How is blockchain used to overcome obstacles to trust?
In the streaming economy, billions of dollars flow through subscription and licensing systems.
Publishers, creators, and affiliates need confidence that they are being paid their correct share.
They also need assurance that referrals, viewing data, and financial calculations are captured faithfully and cannot be altered after the fact.
In a system with many participants and automated, usage-based payouts, strong and verifiable controls are essential.
To meet this need, Content Marketplace Platform (CMP) incorporates a disciplined use of private blockchain technology to create tamper-evident, independently verifiable records of key financial events.
Rather than replacing CMP's internal database, the blockchain functions as a parallel audit ledger.
This design ensures that payment activity is traceable, immutable, and executed according to clearly defined contractual rules, while day-to-day operations remain fast and efficient.
Unlike public blockchains such as Bitcoin or Ethereum, CMP uses Hyperledger Fabric, the leading enterprise framework for private blockchain networks.
Hyperledger Fabric is supported by the Linux Foundation, IBM, and major cloud providers, and is specifically designed to establish trust among known parties.
This makes it a natural fit for CMP’s environment, where publishers, contributors, affiliates, and payment providers must all rely on shared financial truth.
CMP’s revenue-sharing system frequently involves multiple stakeholders per video, including producers, directors, writers, performers, editors, and affiliates.
All participants depend on accurate usage metering to determine fair compensation. Subscription revenue is held temporarily in trust and distributed daily based on measured viewing activity.
To support this process, CMP mirrors key financial actions to a private blockchain service hosted by IBM, with equivalent Hyperledger Fabric services also available from Amazon, Microsoft, and Oracle.

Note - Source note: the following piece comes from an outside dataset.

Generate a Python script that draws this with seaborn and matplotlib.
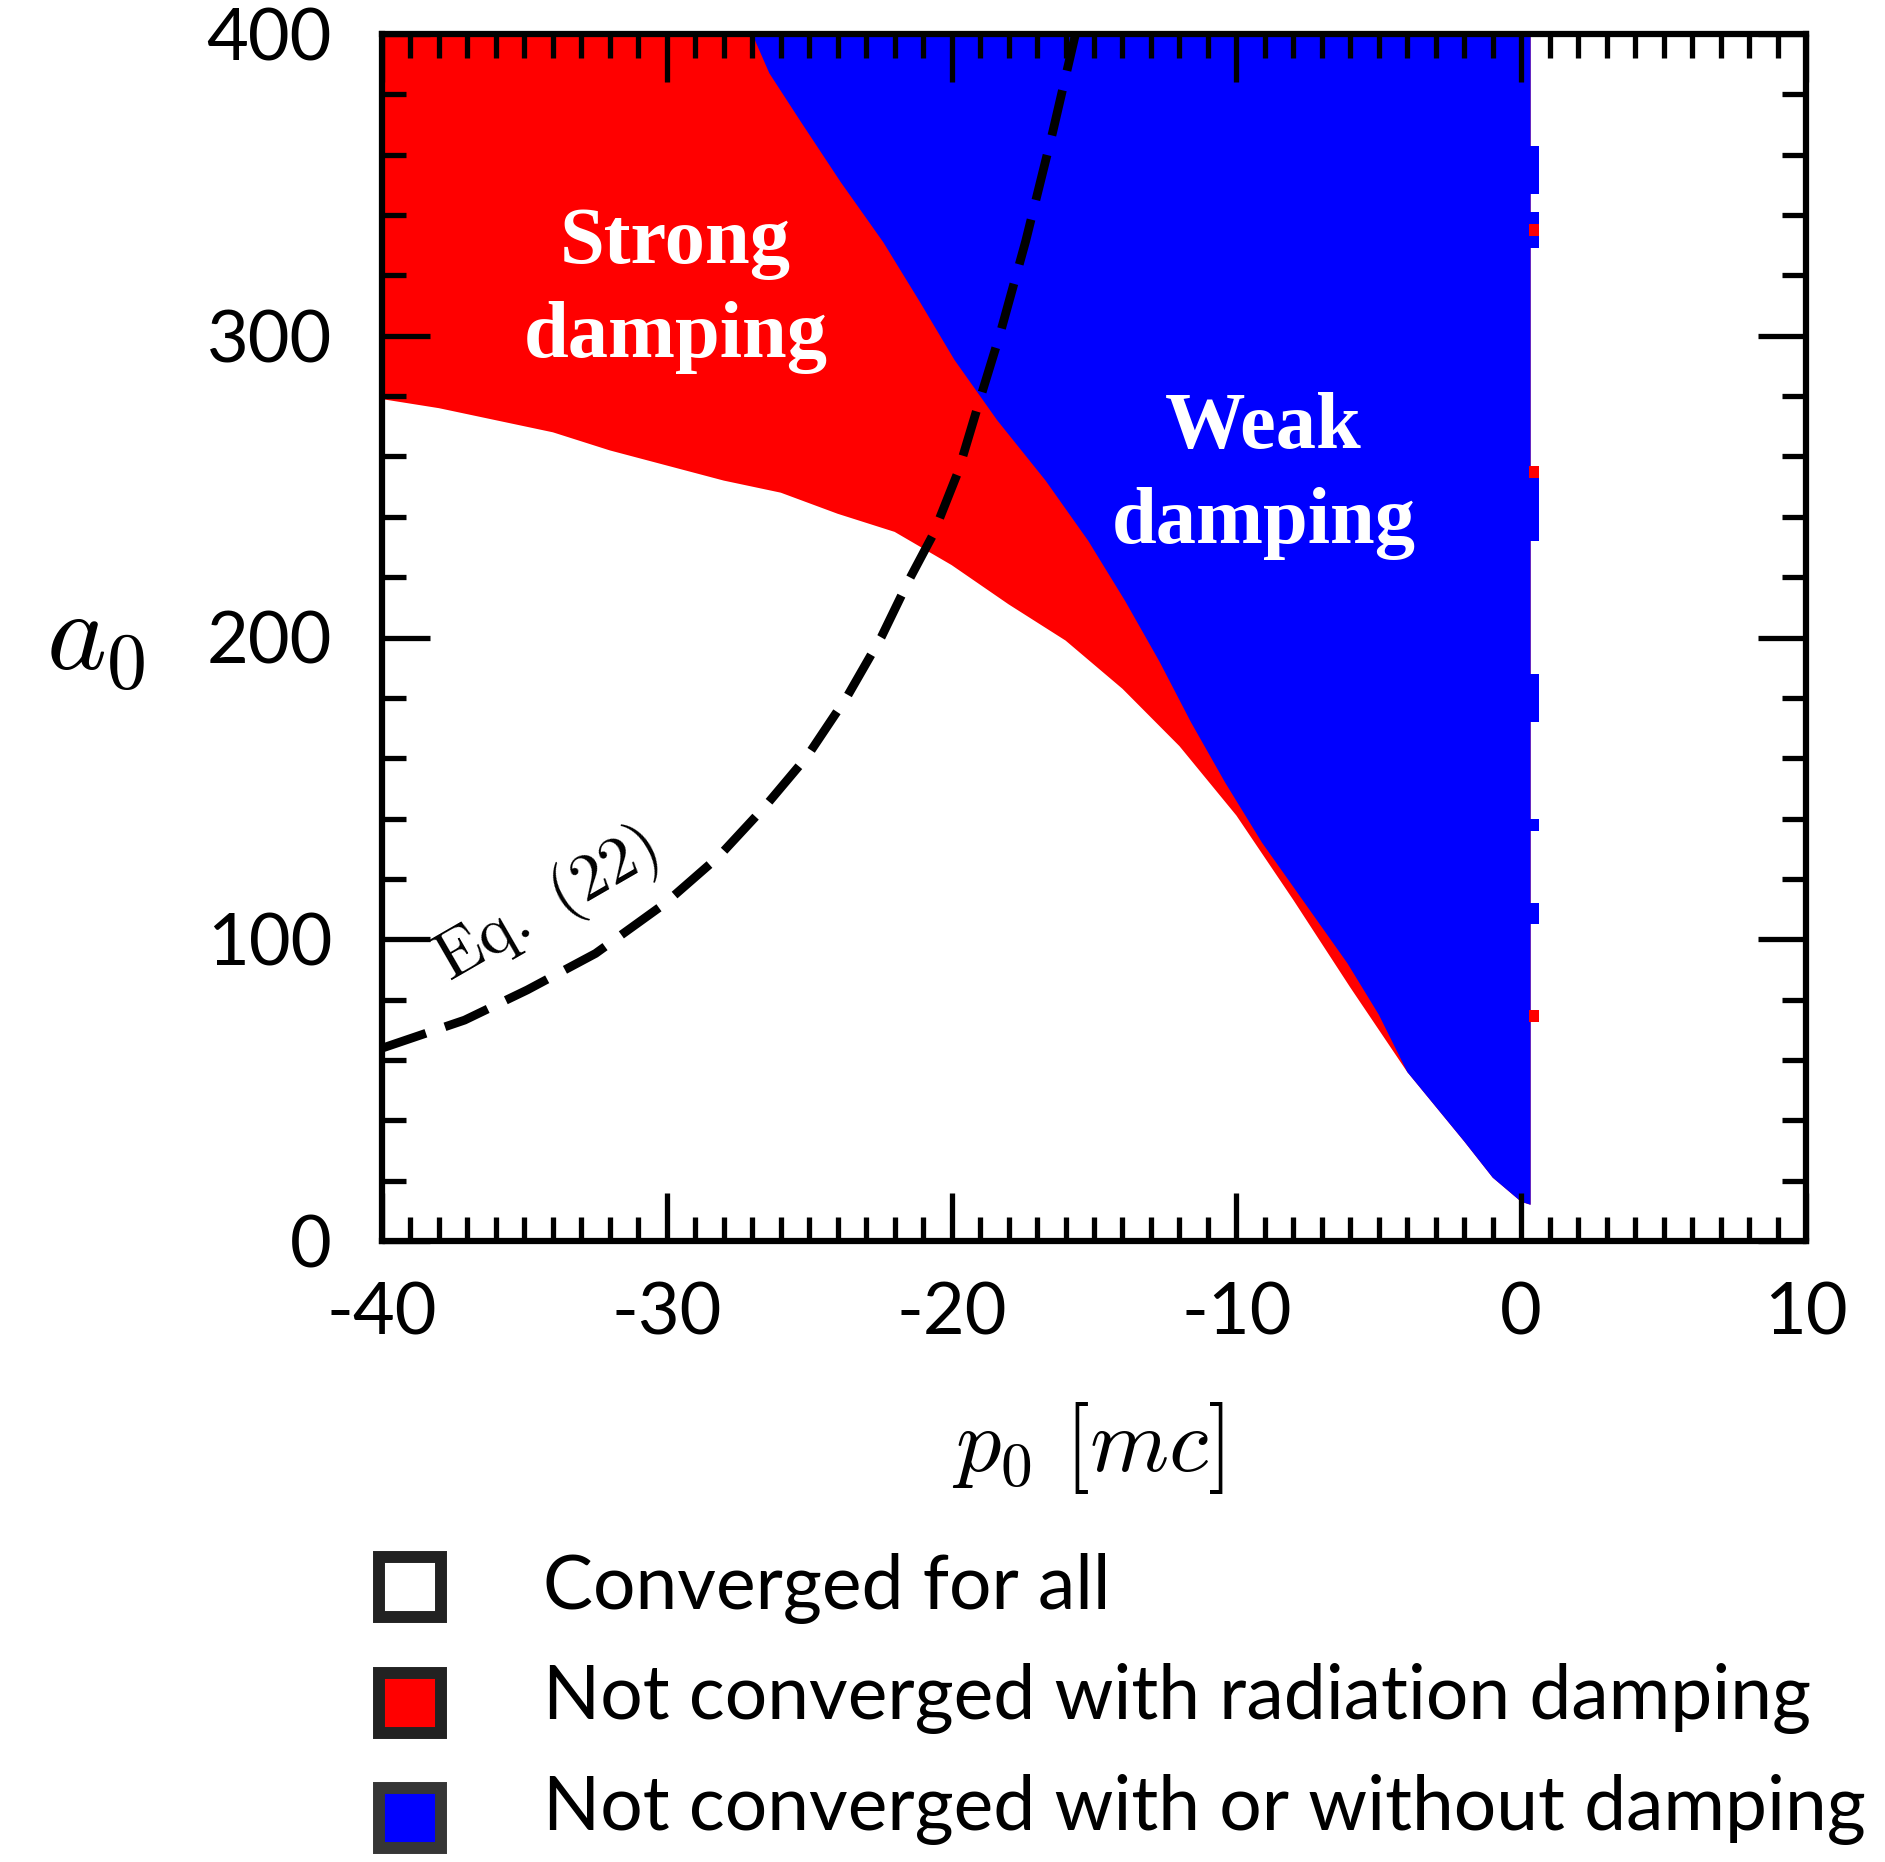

The blockchain ledger maintains an immutable audit trail of major payment-related events, including invoice approvals, subscription receipts, usage-based revenue allocations, affiliate commissions,
and contributor and editor royalties.
These records are cryptographically secured and synchronized with, but independent from, the CMP database.
Participants can be granted access to tamper-proof records relevant to them, as well as read-only visibility into the bank account that holds subscription revenue and executes payments.
CMP itself does not require direct access to bank accounts.
To further verify fairness, CMP supports secret auditing subscriptions that allow content owners to independently confirm that usage metering and payment calculations are operating exactly as intended.
CMP’s reporting tools also provide insight into audience behavior and content performance, supporting better editorial and programming decisions.
Importantly, CMP's use of blockchain does not slow the platform.
Only a carefully selected subset of financial data is mirrored to the ledger, focused solely on auditability and verification.
This avoids the performance and complexity costs of full on-chain transaction processing while preserving trust, integrity, and accountability.
Each blockchain record links directly to the associated invoice and validation logic.
Invoice line items break revenue-sharing payments into specific, verifiable components that correspond exactly to internal database records.
CMP also enforces a strict financial rule: the total funds released for payment can never exceed the total amount of approved but unpaid invoices.
This provides a level of financial oversight that exceeds what standard banking processes typically offer.
If tampering or anomalies are ever suspected, the distributed ledger serves as a defensive failsafe.
Independent ledger copies can detect discrepancies with the central database and automatically pause payment processing.
The validation logic, known as chaincode, is version-controlled and secured across the system, helping preserve CMP's integrity at every layer.
In short, Content Marketplace’s use of blockchain is not marketing fluff.
It is a carefully engineered trust mechanism that gives every participant a transparent, independently auditable view into how money flows through the system.
This design ensures that CMP's centralized operations remain honest, accountable, and resilient, without compromising performance or flexibility.